Published January 14. 2013 4:00AM

For years this newspaper has urged the legislature to take a serious look at returning tolls to some state highways. Not the tolls of old that caused long lines as drivers fished in their pockets for tokens and coins to drop into baskets. Today's tolls, found all along the Northeast corridor, utilize EZ-Pass systems that allow drivers to sail through, the fee collected electronically from a credit or debit card.

Older drivers are still haunted by the recollections of those long lines and more terribly by the January 1983 crash in which a tractor-trailer plowed into cars waiting at a Stratford toll, killing seven. After that accident mounting public pressure convinced lawmakers to remove the tolls. Yet with a toll system designed correctly, the chance of such an accident today would be remote.

The fact is that Connecticut needs to generate revenue to maintain and repair its aging highway infrastructure. With cars becoming ever more fuel efficient, revenues generated by the gasoline tax will continue to drop. While states throughout the Northeast generate revenues from out-of-state visitors driving along their highways, Connecticut gets little from them, and nothing if they do not gas up here (and why should they - it's expensive).

According to the Connecticut Mirror, Rep. Pat Dillon, D-New Haven, plans to introduce legislation this session to begin a discussion about tolls.
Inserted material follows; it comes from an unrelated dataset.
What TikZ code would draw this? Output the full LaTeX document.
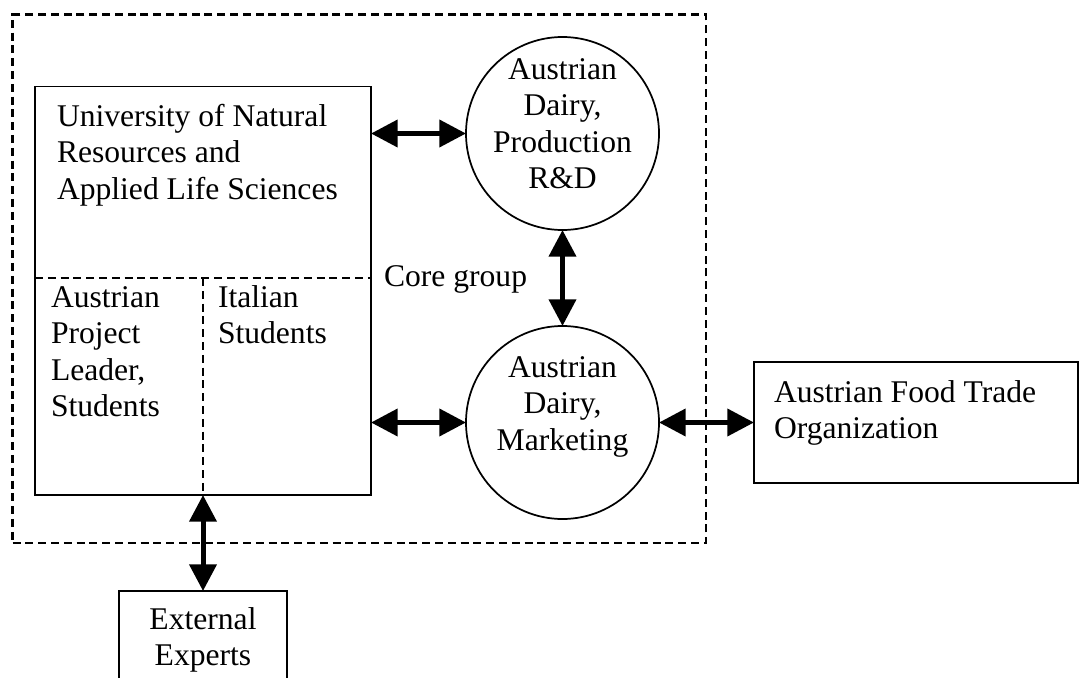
\documentclass[tikz,border=0pt]{standalone}
\usepackage{fontspec}
\setmainfont{Liberation Serif}
\usetikzlibrary{arrows.meta}
\newcommand\tbl[2][l]{\begin{tabular}[t]{@{}#1@{}}#2\end{tabular}}
\begin{document}
\begin{tikzpicture}[x=0.75pt,y=-0.75pt,
  every node/.style={inner sep=0pt, outer sep=0pt},
  frame/.style={draw, line width=1.3pt},
  dashframe/.style={draw, line width=2.2pt, dash pattern=on 6pt off 3.6pt},
  dashline/.style={line width=2pt, dash pattern=on 6pt off 3.6pt},
  txt/.style={font=\fontsize{23.7pt}{27.4pt}\selectfont, anchor=base west},
  ctxt/.style={txt, anchor=base},
  link/.style={line width=3.75pt, {Triangle[length=20pt,width=20pt]}-{Triangle[length=20pt,width=20pt]}}
]
\useasboundingbox (0,0) rectangle (1079,678);
% outer core-group frame
\node[dashframe, minimum width=520pt, minimum height=396.2pt] (core) at (359.35,278.85) {};
% shapes
\node[frame, minimum width=252pt, minimum height=306.4pt] (uni) at (203,290.75) {};
\node[frame, circle, minimum size=144.75pt] (prod) at (562.5,133.5) {};
\node[frame, circle, minimum size=144.75pt] (mkt) at (562.5,422.5) {};
\node[frame, minimum width=243pt, minimum height=90.75pt] (trade) at (916,422.5) {};
\node[frame, minimum width=126pt, minimum height=75pt, anchor=north] (ext) at (203,591) {};
% inner dashed divisions
\coordinate (split) at (203,278);
\draw[dashline] (split -| uni.west) -- (split -| uni.east);
\draw[dashline] (split) -- (split |- uni.south);
% texts
\node[txt] (unitxt) at (57,126) {\tbl{University of Natural\\Resources and\\Applied Life Sciences}};
\node[txt] (auttxt) at (51,307) {\tbl{Austrian\\Project\\Leader,\\Students}};
\node[txt] (itatxt) at (218,307) {\tbl{Italian\\Students}};
\node[txt] (coretxt) at (384,286) {Core group};
\node[ctxt] (prodtxt) at (562.5,79) {\tbl[c]{Austrian\\Dairy,\\Production\\R\&D}};
\node[ctxt] (mkttxt) at (562.5,377) {\tbl[c]{Austrian\\Dairy,\\Marketing}};
\node[txt] (tradetxt) at (774,402) {\tbl{Austrian Food Trade\\Organization}};
\node[ctxt] (exttxt) at (203,629) {\tbl[c]{External\\Experts}};
% connectors
\draw[link] (uni.east |- prod.west) -- (prod.west);
\draw[link] (uni.east |- mkt.west) -- (mkt.west);
\draw[link] (prod.south) -- (mkt.north);
\draw[link] (mkt.east) -- (trade.west);
\draw[link] (uni.south) -- (ext.north);
\end{tikzpicture}
\end{document}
Meanwhile the Department of Transportation is undertaking two studies looking at putting tolls on Interstate 84 near Hartford and on Interstate 95 between New Haven and New York.
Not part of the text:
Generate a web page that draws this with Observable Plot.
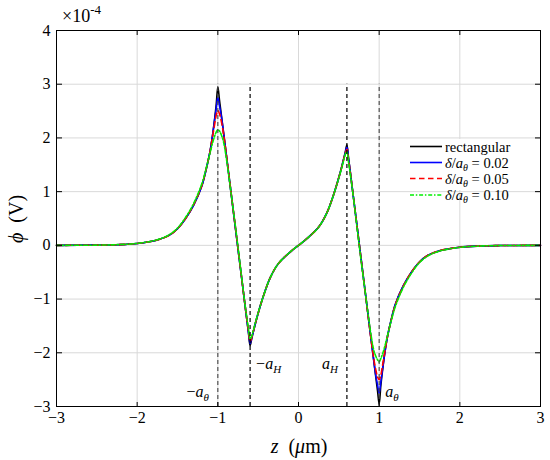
<!DOCTYPE html>
<html><head><meta charset="utf-8">
<script src="https://cdn.jsdelivr.net/npm/d3@7"></script>
<script src="https://cdn.jsdelivr.net/npm/@observablehq/plot@0.6"></script>
<style>body{margin:0;background:#fff}#chart{width:550px;height:460px}#chart svg, #chart svg text{font-family:"Liberation Serif","DejaVu Serif",serif !important}</style>
</head><body><div id="chart"></div>
<script>
// z in micrometres, phi in units of 1e-4 V
const z = [-3, -2.5, -2.25, -2, -1.75, -1.6, -1.5, -1.4, -1.3, -1.2, -1.15, -1.1, -1.07, -1.04, -1.02, -1, -0.98, -0.96, -0.93, -0.8, -0.67, -0.64, -0.62, -0.6, -0.58, -0.56, -0.52, -0.43, -0.35, -0.25, -0.1,
  0,
  0.1, 0.25, 0.35, 0.43, 0.52, 0.56, 0.58, 0.6, 0.62, 0.64, 0.67, 0.8, 0.93, 0.96, 0.98, 1, 1.02, 1.04, 1.07, 1.1, 1.15, 1.2, 1.3, 1.4, 1.5, 1.6, 1.75, 2, 2.25, 2.5, 3];
const phiRect = [0, 0.004, 0.012, 0.035, 0.1, 0.19, 0.31, 0.5, 0.75, 1.1, 1.38, 1.72, 2.0, 2.35, 2.62, 2.95, 2.71, 2.47, 2.11, 0.54, -1.03, -1.39, -1.63, -1.87, -1.74, -1.61, -1.37, -0.92, -0.6, -0.34, -0.12,
  0,
  0.12, 0.34, 0.6, 0.92, 1.37, 1.61, 1.74, 1.87, 1.63, 1.39, 1.03, -0.54, -2.11, -2.47, -2.71, -2.96, -2.62, -2.35, -2.0, -1.72, -1.38, -1.1, -0.75, -0.5, -0.31, -0.19, -0.1, -0.035, -0.012, -0.004, 0];
const phi002 = [0, 0.004, 0.012, 0.035, 0.1, 0.19, 0.31, 0.5, 0.75, 1.1, 1.38, 1.72, 2.0, 2.33, 2.55, 2.75, 2.6, 2.44, 2.11, 0.54, -1.03, -1.39, -1.62, -1.83, -1.72, -1.61, -1.37, -0.92, -0.6, -0.34, -0.12,
  0,
  0.12, 0.34, 0.6, 0.92, 1.37, 1.61, 1.72, 1.83, 1.62, 1.39, 1.03, -0.54, -2.11, -2.44, -2.6, -2.75, -2.55, -2.33, -2.0, -1.72, -1.38, -1.1, -0.75, -0.5, -0.31, -0.19, -0.1, -0.035, -0.012, -0.004, 0];
const phi005 = [0, 0.004, 0.012, 0.035, 0.1, 0.19, 0.31, 0.5, 0.76, 1.11, 1.39, 1.72, 1.98, 2.25, 2.42, 2.51, 2.45, 2.33, 2.08, 0.55, -1.03, -1.38, -1.59, -1.79, -1.71, -1.6, -1.37, -0.92, -0.6, -0.34, -0.12,
  0,
  0.12, 0.34, 0.6, 0.92, 1.37, 1.6, 1.71, 1.79, 1.59, 1.38, 1.03, -0.55, -2.08, -2.33, -2.45, -2.5, -2.42, -2.25, -1.98, -1.72, -1.39, -1.11, -0.76, -0.5, -0.31, -0.19, -0.1, -0.035, -0.012, -0.004, 0];
const phi010 = [0, 0.004, 0.013, 0.037, 0.105, 0.2, 0.32, 0.52, 0.78, 1.14, 1.4, 1.7, 1.88, 2.03, 2.11, 2.15, 2.13, 2.07, 1.93, 0.56, -1.02, -1.35, -1.55, -1.74, -1.69, -1.58, -1.36, -0.92, -0.6, -0.34, -0.12,
  0,
  0.12, 0.34, 0.6, 0.92, 1.36, 1.58, 1.69, 1.74, 1.55, 1.35, 1.02, -0.56, -1.93, -2.07, -2.13, -2.17, -2.11, -2.03, -1.88, -1.7, -1.4, -1.14, -0.78, -0.52, -0.32, -0.2, -0.105, -0.037, -0.013, -0.004, 0];

const seriesNames = ["rectangular", "δ/aθ = 0.02", "δ/aθ = 0.05", "δ/aθ = 0.10"];
const seriesColors = ["#000000", "#0000ff", "#ff0000", "#00ee00"];
const seriesDash = [null, null, "5.5,3.5", "4,1.8,1.5,1.8"];
const xTicks = [-3, -2, -1, 0, 1, 2, 3];
const yTicks = [-3, -2, -1, 0, 1, 2, 3, 4];
const boundaryZ = [-1, -0.6, 0.6, 1];
const boundarySpan = [-3, 3];
const labelText = ["−aθ", "−aH", "aH", "aθ"];
const labelZ = [-1, -0.6, 0.6, 1];
const labelPhi = [-2.72, -2.2, -2.2, -2.72];

const serif = "Liberation Serif, DejaVu Serif, serif";
const fmt = d => d < 0 ? "−" + (-d) : String(d);
const allSeries = [phiRect, phi002, phi005, phi010];
const lines = allSeries.map((vals, k) => Plot.line(z.map((zz, i) => ({z: zz, phi: vals[i]})), {
  x: "z", y: "phi", stroke: seriesColors[k], strokeWidth: 1.6, strokeDasharray: seriesDash[k], curve: "catmull-rom"
}));
const labels = labelText.map((t, i) => ({t, z: labelZ[i], phi: labelPhi[i]}));
const leftLab = labels.filter((d, i) => i === 0 || i === 2);
const rightLab = labels.filter((d, i) => i === 1 || i === 3);

const plot = Plot.plot({
  width: 550, height: 460,
  marginLeft: 56, marginRight: 10, marginTop: 30, marginBottom: 54,
  style: {fontFamily: serif, fontSize: "16px", background: "#fff", color: "#000"},
  x: {domain: [xTicks[0], xTicks[xTicks.length - 1]]},
  y: {domain: [yTicks[0], yTicks[yTicks.length - 1]]},
  marks: [
    Plot.gridX(xTicks, {stroke: "#d9d9d9", strokeOpacity: 1}),
    Plot.gridY(yTicks, {stroke: "#d9d9d9", strokeOpacity: 1}),
    ...lines,
    Plot.ruleX(boundaryZ.filter(v => Math.abs(v) === 1), {y1: boundarySpan[0], y2: boundarySpan[1], stroke: "#444", strokeWidth: 1.1, strokeDasharray: "4,3"}),
    Plot.ruleX(boundaryZ.filter(v => Math.abs(v) !== 1), {y1: boundarySpan[0], y2: boundarySpan[1], stroke: "#000", strokeWidth: 1.2, strokeDasharray: "4,3"}),
    Plot.text(leftLab, {x: "z", y: "phi", text: "t", textAnchor: "end", dx: -9, fontSize: 16, fontStyle: "italic", fontFamily: serif}),
    Plot.text(rightLab, {x: "z", y: "phi", text: "t", textAnchor: "start", dx: 6, fontSize: 16, fontStyle: "italic", fontFamily: serif}),
    Plot.frame({stroke: "#000", strokeWidth: 1}),
    Plot.axisX(xTicks, {anchor: "bottom", tickSize: 0, tickPadding: 5, tickFormat: fmt, label: null, fontSize: 16, fontFamily: serif}),
    Plot.axisX(xTicks, {anchor: "top", frameAnchor: "bottom", tickSize: 5, text: null, label: null}),
    Plot.axisX(xTicks, {anchor: "bottom", frameAnchor: "top", tickSize: 5, text: null, label: null}),
    Plot.axisY(yTicks, {anchor: "left", tickSize: 0, tickPadding: 6, tickFormat: fmt, label: null, fontSize: 16, fontFamily: serif}),
    Plot.axisY(yTicks, {anchor: "right", frameAnchor: "left", tickSize: 5, text: null, label: null}),
    Plot.axisY(yTicks, {anchor: "left", frameAnchor: "right", tickSize: 5, text: null, label: null})
  ]
});
document.getElementById("chart").appendChild(plot);
const svg = d3.select(plot);
svg.attr("font-family", serif);

// math-style label rewriting
function mathify(sel, str) {
  const parts = [];
  if (str === "−aθ") parts.push(["−", 0], ["a", 1], ["θ", 2]);
  else if (str === "−aH") parts.push(["−", 0], ["a", 1], ["H", 2]);
  else if (str === "aH") parts.push(["a", 1], ["H", 2]);
  else if (str === "aθ") parts.push(["a", 1], ["θ", 2]);
  else return;
  sel.text(null);
  parts.forEach(([t, kind]) => {
    const ts = sel.append("tspan").text(t);
    ts.attr("font-style", kind === 0 ? "normal" : "italic");
    if (kind === 2) ts.attr("font-size", "11px").attr("dy", "4");
  });
}
svg.selectAll("text").each(function () {
  const s = d3.select(this);
  s.attr("font-family", serif);
  if (this.childElementCount === 0) mathify(s, this.textContent);
});

function addText(x, y) {
  return svg.append("text").attr("x", x).attr("y", y).attr("text-anchor", "start")
    .attr("font-family", serif).attr("fill", "#000");
}

// multiplier
const mult = addText(62, 22).attr("font-size", 18);
mult.append("tspan").text("×10");
mult.append("tspan").text("-4").attr("font-size", 13).attr("dy", -8);

// axis titles
const xt = addText(299, 453).attr("text-anchor", "middle").attr("font-size", 20);
xt.append("tspan").text("z").attr("font-style", "italic");
xt.append("tspan").text("  (");
xt.append("tspan").text("μ").attr("font-style", "italic");
xt.append("tspan").text("m)");
const yt = svg.append("text").attr("transform", "translate(23,219) rotate(-90)").attr("text-anchor", "middle")
  .attr("font-family", serif).attr("font-size", 20).attr("fill", "#000");
yt.append("tspan").text("ϕ").attr("font-style", "italic");
yt.append("tspan").text("  (V)");

// legend
const lg = svg.append("g");
lg.append("rect").attr("x", 406).attr("y", 139).attr("width", 132).attr("height", 51).attr("fill", "#fff");
const rowY = [146.5, 162.5, 178.5, 195];
seriesNames.forEach((name, k) => {
  lg.append("line").attr("x1", 410).attr("x2", 442).attr("y1", rowY[k]).attr("y2", rowY[k])
    .attr("stroke", seriesColors[k]).attr("stroke-width", 1.6).attr("stroke-dasharray", seriesDash[k]);
  const t = lg.append("text").attr("x", 445).attr("y", rowY[k]).attr("dy", "0.35em").attr("text-anchor", "start")
    .attr("font-family", serif).attr("font-size", 14.5).attr("fill", "#000");
  if (k === 0) { t.text(name); return; }
  t.append("tspan").text("δ").attr("font-style", "italic");
  t.append("tspan").text("/");
  t.append("tspan").text("a").attr("font-style", "italic");
  t.append("tspan").text("θ").attr("font-style", "italic").attr("font-size", 10).attr("dy", 3);
  t.append("tspan").text(" = " + name.split("= ")[1]).attr("dy", -3);
});
</script></body></html>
An increasing number of states are using tolls in creative fashion. Congestion pricing assesses higher fees during rush hours. This approach can persuade drivers to alter their habits, shifting travel times earlier or later, and convince those not commuting to work to wait for off-peak drive times. Tolls would also make it more attractive for some to switch to Metro North commuter trains.

Another option involves construction of toll-only lanes, with drivers paying a toll to avoid traffic.
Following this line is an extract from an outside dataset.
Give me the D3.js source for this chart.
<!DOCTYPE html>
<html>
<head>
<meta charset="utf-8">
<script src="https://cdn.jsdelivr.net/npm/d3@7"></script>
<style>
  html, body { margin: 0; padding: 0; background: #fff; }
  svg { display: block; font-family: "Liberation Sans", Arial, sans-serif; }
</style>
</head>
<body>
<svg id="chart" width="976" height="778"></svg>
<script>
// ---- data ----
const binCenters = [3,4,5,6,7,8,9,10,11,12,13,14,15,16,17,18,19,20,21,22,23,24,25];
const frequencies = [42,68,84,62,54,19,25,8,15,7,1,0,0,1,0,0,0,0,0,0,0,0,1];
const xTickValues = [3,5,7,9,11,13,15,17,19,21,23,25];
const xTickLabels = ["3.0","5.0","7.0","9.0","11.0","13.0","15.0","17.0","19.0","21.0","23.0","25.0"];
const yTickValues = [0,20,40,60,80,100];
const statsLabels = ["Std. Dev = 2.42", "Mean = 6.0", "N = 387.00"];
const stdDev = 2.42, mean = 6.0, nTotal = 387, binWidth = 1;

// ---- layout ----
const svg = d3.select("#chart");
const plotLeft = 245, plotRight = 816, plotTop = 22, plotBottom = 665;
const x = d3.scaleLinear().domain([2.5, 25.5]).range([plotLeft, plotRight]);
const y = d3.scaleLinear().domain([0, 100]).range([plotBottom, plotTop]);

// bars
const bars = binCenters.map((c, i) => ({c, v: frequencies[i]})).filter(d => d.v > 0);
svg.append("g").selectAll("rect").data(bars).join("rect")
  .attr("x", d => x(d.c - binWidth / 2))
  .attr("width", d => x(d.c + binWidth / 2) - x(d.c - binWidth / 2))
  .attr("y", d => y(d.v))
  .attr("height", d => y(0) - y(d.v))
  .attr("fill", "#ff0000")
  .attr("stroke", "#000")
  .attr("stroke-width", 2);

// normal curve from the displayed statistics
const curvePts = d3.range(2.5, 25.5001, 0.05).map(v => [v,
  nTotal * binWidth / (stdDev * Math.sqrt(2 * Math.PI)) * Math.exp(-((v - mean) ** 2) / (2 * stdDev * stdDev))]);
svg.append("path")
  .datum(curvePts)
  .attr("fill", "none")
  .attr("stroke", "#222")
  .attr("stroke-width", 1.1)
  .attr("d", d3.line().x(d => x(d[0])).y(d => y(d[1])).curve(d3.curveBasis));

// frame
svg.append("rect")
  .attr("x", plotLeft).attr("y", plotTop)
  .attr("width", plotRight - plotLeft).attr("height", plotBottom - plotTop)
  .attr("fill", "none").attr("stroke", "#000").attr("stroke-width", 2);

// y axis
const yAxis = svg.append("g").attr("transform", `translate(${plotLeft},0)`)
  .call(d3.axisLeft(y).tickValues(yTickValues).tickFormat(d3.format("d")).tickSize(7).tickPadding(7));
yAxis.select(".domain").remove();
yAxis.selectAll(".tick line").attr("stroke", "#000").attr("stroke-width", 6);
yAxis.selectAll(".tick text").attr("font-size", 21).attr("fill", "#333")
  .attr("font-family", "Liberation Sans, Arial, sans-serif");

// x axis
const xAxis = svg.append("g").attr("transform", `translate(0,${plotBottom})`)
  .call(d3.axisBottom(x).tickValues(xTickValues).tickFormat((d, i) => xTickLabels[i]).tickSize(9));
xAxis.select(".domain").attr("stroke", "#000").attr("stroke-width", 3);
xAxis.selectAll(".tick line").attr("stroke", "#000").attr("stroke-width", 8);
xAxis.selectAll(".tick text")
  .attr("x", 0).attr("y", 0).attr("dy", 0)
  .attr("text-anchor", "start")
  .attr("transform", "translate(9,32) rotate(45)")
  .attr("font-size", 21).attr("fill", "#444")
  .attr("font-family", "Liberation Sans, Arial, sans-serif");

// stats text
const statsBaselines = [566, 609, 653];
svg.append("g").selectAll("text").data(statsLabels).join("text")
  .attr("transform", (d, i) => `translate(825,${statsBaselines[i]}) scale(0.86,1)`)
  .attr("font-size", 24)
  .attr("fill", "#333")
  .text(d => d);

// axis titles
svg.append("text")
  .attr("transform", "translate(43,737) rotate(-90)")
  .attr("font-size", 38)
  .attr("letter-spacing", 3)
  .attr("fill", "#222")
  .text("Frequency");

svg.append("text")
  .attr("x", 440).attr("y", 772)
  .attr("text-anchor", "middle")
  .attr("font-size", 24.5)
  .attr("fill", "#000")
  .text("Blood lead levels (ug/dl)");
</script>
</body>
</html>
And we continue to advocate for using tolls to subsidize the completion of Route 11 from its terminus in Salem to an interchange with Interstates 95 and 395, vital to helping spur economic growth in this region.

One stipulation - toll revenues must go into a dedicated fund for transportation needs alone.

We've seen the toll discussion start before, only to quickly fade, but perhaps this time will be different.